Suspect in Las Vegas University Shooting Named as College Professor

The gunman who killed three people and wounded a fourth in a mass shooting at the University of Nevada, Las Vegas, has been identified.

via: The Guardian

The suspect in the killing of three people at the University of Nevada, Las Vegas (UNLV) campus has been named as a college professor who had failed to win a job there, according to police officials.

A fourth victim was critically wounded in the attack, which took place at approximately 11.45am local time, the Las Vegas metro police department said.

Students and professors were forced to barricade themselves in classrooms and dormitories across the 332-acre (135-hectare) campus after getting an alert about a shooter. At approximately 12.30pm local time, the police department said the suspect had “been located and is deceased”.

The gunman was a professor who had unsuccessfully sought a job at the school, a law enforcement official with direct knowledge of the investigation told the Associated Press. He previously worked at East Carolina University in North Carolina, said the official, who spoke on the condition of anonymity because they were not authorized to release the information publicly.

Citing multiple sources in law enforcement, ABC News identified the suspect as Anthony Polito, 67, and said he was also linked to a college in Georgia.

Terrified students and professors cowered in classrooms and dorms as the gunman roamed the floors. The UNLV police chief, Adam Garcia, said at an evening news conference that two university detectives immediately got into a shootout with the killer. He was reportedly armed with a handgun and began his attack on the fourth floor before being killed outside the building.

ABC reported that investigators believe the victims were faculty or staff, not students.

Officials said there was no ongoing threat and that police had set up a hotline for people affected by the shooting.

The Associated Press reported that a Swat team that appeared to be with the FBI was seen moving on to campus just before 1pm after the police reported that the suspect was dead.

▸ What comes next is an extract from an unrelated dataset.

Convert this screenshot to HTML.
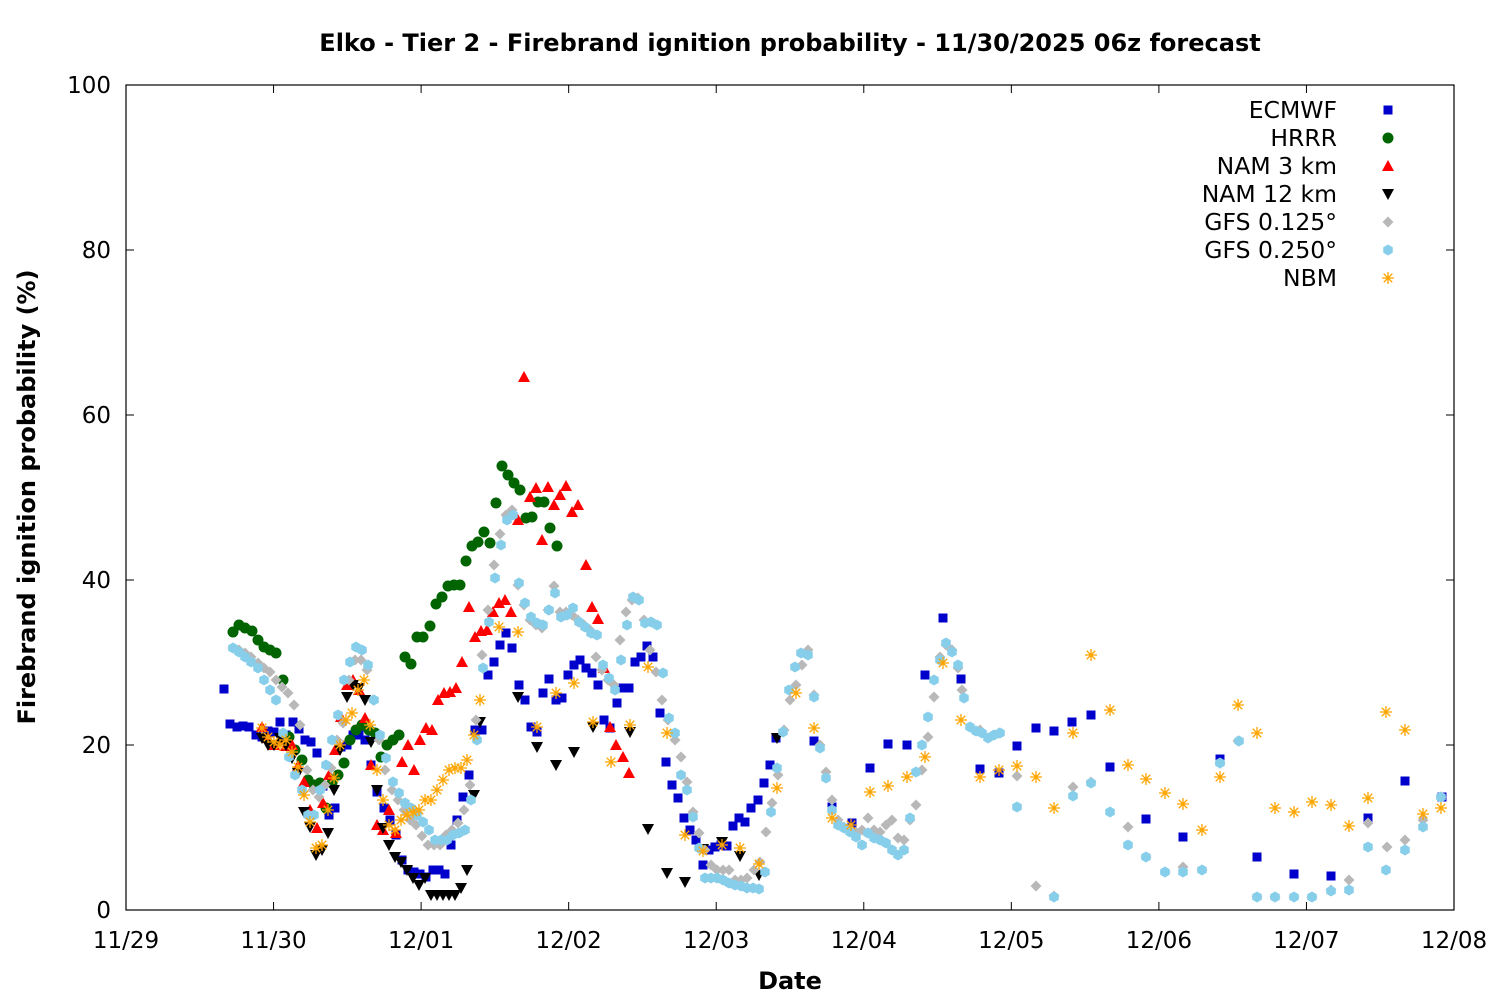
<!DOCTYPE html>
<html><head><meta charset="utf-8"><style>
html,body{margin:0;padding:0;background:#fff}
svg{display:block}
text{font-family:"DejaVu Sans","Liberation Sans",sans-serif;fill:#000}
</style></head><body>
<svg id="s" width="1500" height="1000" xmlns="http://www.w3.org/2000/svg">
<rect x="0" y="0" width="1500" height="1000" fill="#fff"/>
<text x="790" y="51" font-size="24" font-weight="bold" text-anchor="middle">Elko - Tier 2 - Firebrand ignition probability - 11/30/2025 06z forecast</text>
<text x="790" y="989" font-size="24" font-weight="bold" text-anchor="middle">Date</text>
<text transform="translate(35,497) rotate(-90)" font-size="24" font-weight="bold" text-anchor="middle">Firebrand ignition probability (%)</text>
<g id="ax"></g>
<g id="pts"></g>
<rect x="126" y="85" width="1328" height="825" fill="none" stroke="#000" stroke-width="1.2"/>
</svg>
<script>
var NS="http://www.w3.org/2000/svg",ax=document.getElementById('ax'),P=document.getElementById('pts');
function el(t,a,p,txt){var e=document.createElementNS(NS,t);for(var k in a)e.setAttribute(k,a[k]);if(txt)e.textContent=txt;(p||P).appendChild(e);return e;}
var days=["11/29","11/30","12/01","12/02","12/03","12/04","12/05","12/06","12/07","12/08"];
for(var i=0;i<10;i++){var x=126+i*1328/9;
el('line',{x1:x,y1:910,x2:x,y2:902,stroke:'#000'},ax);el('line',{x1:x,y1:85,x2:x,y2:93,stroke:'#000'},ax);
el('text',{x:x,y:948,'font-size':23,'text-anchor':'middle'},ax,days[i]);}
for(var v=0;v<=100;v+=20){var y=910-v*8.25;
el('line',{x1:126,y1:y,x2:134,y2:y,stroke:'#000'},ax);el('line',{x1:1454,y1:y,x2:1446,y2:y,stroke:'#000'},ax);
el('text',{x:111,y:y+8,'font-size':23,'text-anchor':'end'},ax,String(v));}
function sq(x,y,c){el('rect',{x:x-4.5,y:y-4.5,width:9,height:9,fill:c});}
function ci(x,y,c){el('circle',{cx:x,cy:y,r:5.5,fill:c});}
function tu(x,y,c){el('polygon',{points:(x-6)+','+(y+5)+' '+(x+6)+','+(y+5)+' '+x+','+(y-6),fill:c});}
function td(x,y,c){el('polygon',{points:(x-6)+','+(y-5)+' '+(x+6)+','+(y-5)+' '+x+','+(y+6),fill:c});}
function di(x,y,c){el('polygon',{points:x+','+(y-5.5)+' '+(x+5.5)+','+y+' '+x+','+(y+5.5)+' '+(x-5.5)+','+y,fill:c});}
function hx(x,y,c){var p=[];for(var k=0;k<6;k++){var a=Math.PI/3*k+Math.PI/6;p.push((x+5.5*Math.cos(a))+','+(y+5.5*Math.sin(a)));}el('polygon',{points:p.join(' '),fill:c});}
function st(x,y,c){var d='';for(var k=0;k<4;k++){var a=Math.PI/4*k,dx=6*Math.cos(a),dy=6*Math.sin(a);d+='M'+(x-dx)+' '+(y-dy)+'L'+(x+dx)+' '+(y+dy);}el('path',{d:d,stroke:c,'stroke-width':1.3,fill:'none'});}
function draw(a,f,c){for(var i=0;i<a.length;i+=2)f(a[i],a[i+1],c);}
var E=[224,689,230,724,237,727,243,726,249,727,256,735,262,737,268,731,274,732,280,722,286,735,293,722,299,729,305,740,311,742,317,753,323,786,329,815,335,808,341,747,347,745,353,735,359,735,365,740,371,765,377,792,384,808,390,820,396,835,402,860,408,870,414,872,420,874,426,877,433,870,439,870,445,874,451,845,457,820,463,797,469,775,475,730,482,730,488,675,494,662,500,645,506,633,512,648,519,685,525,700,531,727,537,732,543,693,549,679,556,700,562,698,568,675,574,665,580,660,586,668,592,673,598,685,604,720,610,728,617,703,623,688,629,688,635,662,641,657,647,646,653,657,660,713,666,762,672,785,678,798,684,818,690,830,696,840,703,865,709,850,715,847,721,845,727,846,733,826,739,818,745,822,751,808,758,800,764,783,770,765,776,738,814,741,832,807,852,823,870,768,888,744,907,745,925,675,943,618,961,679,980,769,999,773,1017,746,1036,728,1054,731,1072,722,1091,715,1110,767,1146,819,1183,837,1220,759,1257,857,1294,874,1331,876,1368,818,1405,781,1442,797];
var H=[233,632,239,625,245,628,252,631,258,640,264,647,270,650,276,653,283,680,289,737,295,750,302,760,308,780,314,785,320,783,326,808,332,783,338,775,344,763,350,740,356,730,362,725,369,730,375,733,381,757,387,745,393,740,399,735,405,657,411,664,417,637,423,637,430,626,436,604,442,597,448,586,454,585,460,585,466,561,472,546,478,542,484,532,490,543,496,503,502,466,508,475,514,483,520,490,526,518,532,517,538,502,544,502,550,528,557,546];
var N3=[262,727,268,738,274,745,280,740,286,746,292,745,298,766,304,782,310,810,317,828,323,803,329,775,335,750,341,717,347,685,353,680,359,690,365,718,371,765,377,825,383,830,389,810,396,833,402,762,408,745,414,770,420,740,426,728,432,730,438,700,444,693,450,692,456,688,462,662,469,607,475,637,481,631,487,630,493,612,499,603,505,600,511,612,518,520,524,377,530,497,536,488,542,540,548,487,554,505,560,495,566,486,572,512,578,505,586,565,592,607,598,619,604,668,610,727,616,745,623,757,629,773];
var N12=[262,738,268,745,274,745,280,738,286,745,292,758,298,773,304,812,310,827,316,855,322,850,328,833,334,790,340,750,347,697,353,685,359,688,365,700,371,742,377,790,383,828,389,845,395,857,401,862,407,870,413,878,419,885,425,878,431,895,437,895,443,895,449,895,455,895,461,888,467,870,474,795,480,722,518,697,537,747,556,765,574,752,593,727,630,732,648,829,667,873,685,882,703,849,722,842,740,856,759,875,777,738];
var G1=[233,648,239,650,245,653,251,657,258,663,264,668,270,672,276,680,282,687,288,693,294,705,300,725,307,770,313,790,319,797,325,785,331,768,337,740,343,723,349,680,355,660,361,660,367,670,373,700,379,740,385,770,392,790,398,800,404,810,410,820,416,825,422,836,428,845,434,845,440,845,446,835,452,830,458,823,464,810,470,785,476,720,482,655,488,610,494,565,500,534,506,515,512,510,518,585,524,605,530,620,536,625,542,628,548,610,554,586,560,612,566,612,572,615,578,620,584,625,590,630,596,657,602,670,608,680,614,685,620,640,626,612,632,600,638,598,644,620,650,650,656,672,662,700,668,720,675,740,681,757,687,782,693,812,699,833,705,850,711,865,717,870,723,870,729,870,735,880,741,880,747,878,754,870,760,862,766,832,772,803,778,775,784,730,790,700,796,685,802,665,808,650,814,695,820,745,826,772,832,800,838,820,844,827,850,830,856,832,862,830,868,818,874,830,880,832,886,825,892,820,898,838,904,840,910,820,916,805,922,770,928,737,934,697,940,657,946,645,952,650,958,668,962,690,1036,886,1054,896,1073,787,1091,782,1128,827,1146,857,1165,872,1183,867,1202,870,1220,763,1238,741,1257,897,1275,897,1294,897,1312,897,1331,890,1349,880,1368,823,1387,847,1405,840,1423,820,1441,797,980,730,999,733,1017,776];
var G2=[233,648,239,652,245,657,251,662,258,668,264,680,270,690,276,700,283,733,289,757,295,775,302,790,308,815,314,815,320,790,326,765,332,740,338,715,344,680,350,662,356,647,362,650,368,665,374,700,380,735,386,758,393,782,399,793,405,803,411,808,417,815,423,822,429,830,435,840,441,840,447,840,453,835,459,833,465,830,471,800,477,740,483,668,489,622,495,578,501,545,507,520,513,515,519,583,525,603,531,617,537,623,543,625,549,610,555,593,561,617,567,615,573,608,579,622,585,627,591,633,597,635,603,665,609,678,615,690,621,660,627,625,633,597,639,600,645,623,651,622,657,625,663,673,669,718,675,733,681,775,687,790,693,817,699,848,705,878,711,878,717,878,723,880,729,883,735,885,741,886,747,888,753,888,759,889,765,872,771,812,777,768,783,732,789,690,795,667,801,653,808,655,814,697,820,748,826,778,832,810,838,825,844,828,850,832,856,837,862,845,868,833,874,838,880,840,886,843,892,850,898,855,904,850,910,818,916,772,922,745,928,717,934,680,940,660,946,643,952,652,958,665,964,698,970,727,976,731,982,733,988,738,994,735,1000,733,1017,807,1054,897,1073,796,1091,783,1110,812,1128,845,1146,857,1165,872,1183,872,1202,870,1220,763,1239,741,1257,897,1275,897,1294,897,1312,897,1331,891,1349,890,1368,847,1386,870,1405,850,1423,827,1441,797];
var NB=[262,728,268,737,274,742,280,745,286,740,292,752,298,767,304,795,310,822,316,848,322,845,328,810,334,778,340,745,346,720,352,713,358,690,364,680,370,725,377,770,383,800,389,825,395,830,401,820,407,815,413,812,419,810,425,800,431,800,437,790,443,780,449,770,455,768,461,768,467,760,474,735,480,700,499,627,518,632,537,727,556,693,574,683,593,722,611,762,630,725,648,667,667,733,685,835,703,851,722,845,740,848,759,864,777,788,796,693,814,728,832,818,851,825,870,792,888,786,907,777,925,757,943,663,961,720,980,777,999,770,1017,766,1036,777,1054,808,1073,733,1091,655,1110,710,1128,765,1146,779,1165,793,1183,804,1202,830,1220,777,1238,705,1257,733,1275,808,1294,812,1312,802,1331,805,1349,826,1368,798,1386,712,1405,730,1423,814,1441,808];
draw(E,sq,'#0000cc');draw(H,ci,'#006400');draw(N3,tu,'#ff0000');draw(N12,td,'#000');
draw(G1,di,'#b8b8b8');draw(G2,hx,'#87ceeb');draw(NB,st,'#ffa500');
var L=[['ECMWF',sq,'#0000cc'],['HRRR',ci,'#006400'],['NAM 3 km',tu,'#ff0000'],['NAM 12 km',td,'#000'],['GFS 0.125°',di,'#b8b8b8'],['GFS 0.250°',hx,'#87ceeb'],['NBM',st,'#ffa500']];
for(var i=0;i<L.length;i++){var y=110+i*28;el('text',{x:1337,y:y+8,'font-size':23.5,'text-anchor':'end'},P,L[i][0]);L[i][1](1388,y,L[i][2]);}
</script>
</body></html>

Vincent Perez, a UNLV English professor who was sheltering in place, told MSNBC that he heard a series of repeated shots and what “sounded like a high-powered weapon – just echoing, echoing in a way that … makes you realize this is somebody out to kill people”.

Three students told NBC News they were giving a presentation when they learned of a shooter and had to be evacuated. They said they were in a building with many windows, with one student saying her first thought was, “Get down, make sure you’re safe, make sure everyone else is safe.”

After announcing that the suspect had died, the university said police were continuing to evacuate buildings, and that all UNLV and Nevada system of higher education facilities would remain closed for the rest of the day.

The public university, home to more than 30,000 students, is located about a mile and a half from the Las Vegas strip. The campus is not far from the site of the 2017 massacre at an outdoor musical festival which killed 60 people and injured hundreds more.

Lessons learned from that shooting – the deadliest in modern US history – helped authorities to work “seamlessly” in reacting to the UNLV attack, Sheriff Kevin McMahill said at a news conference.

Wednesday’s reports came a day after a series of shootings in Austin left six people dead and three others injured. A reported former military member was charged.

Earlier this week, the US broke its own record for the most deadly mass shootings in a single year.

A series of murders took the figure to 38 incidents in which four or more people, not including the shooter, were shot and killed. The previous high was 36, set last year.

Associated Press reported that UNLV professor Kevaney Martin took cover under a desk in her classroom, where another faculty member and three students took shelter with her.

“It was terrifying. I can’t even begin to explain,” Martin said. “I was trying to hold it together for my students, and trying not to cry, but the emotions are something I never want to experience again.”

Martin said she was texting friends and loved ones, hoping to receive word a suspect had been detained. When another professor came to the room and told everyone to evacuate, they joined dozens of others rushing out of the building. Martin had her students pile into her car and drove them off campus.

“Once we got away from UNLV, we parked and sat in silence,” she said. “Nobody said a word. We were in utter shock.”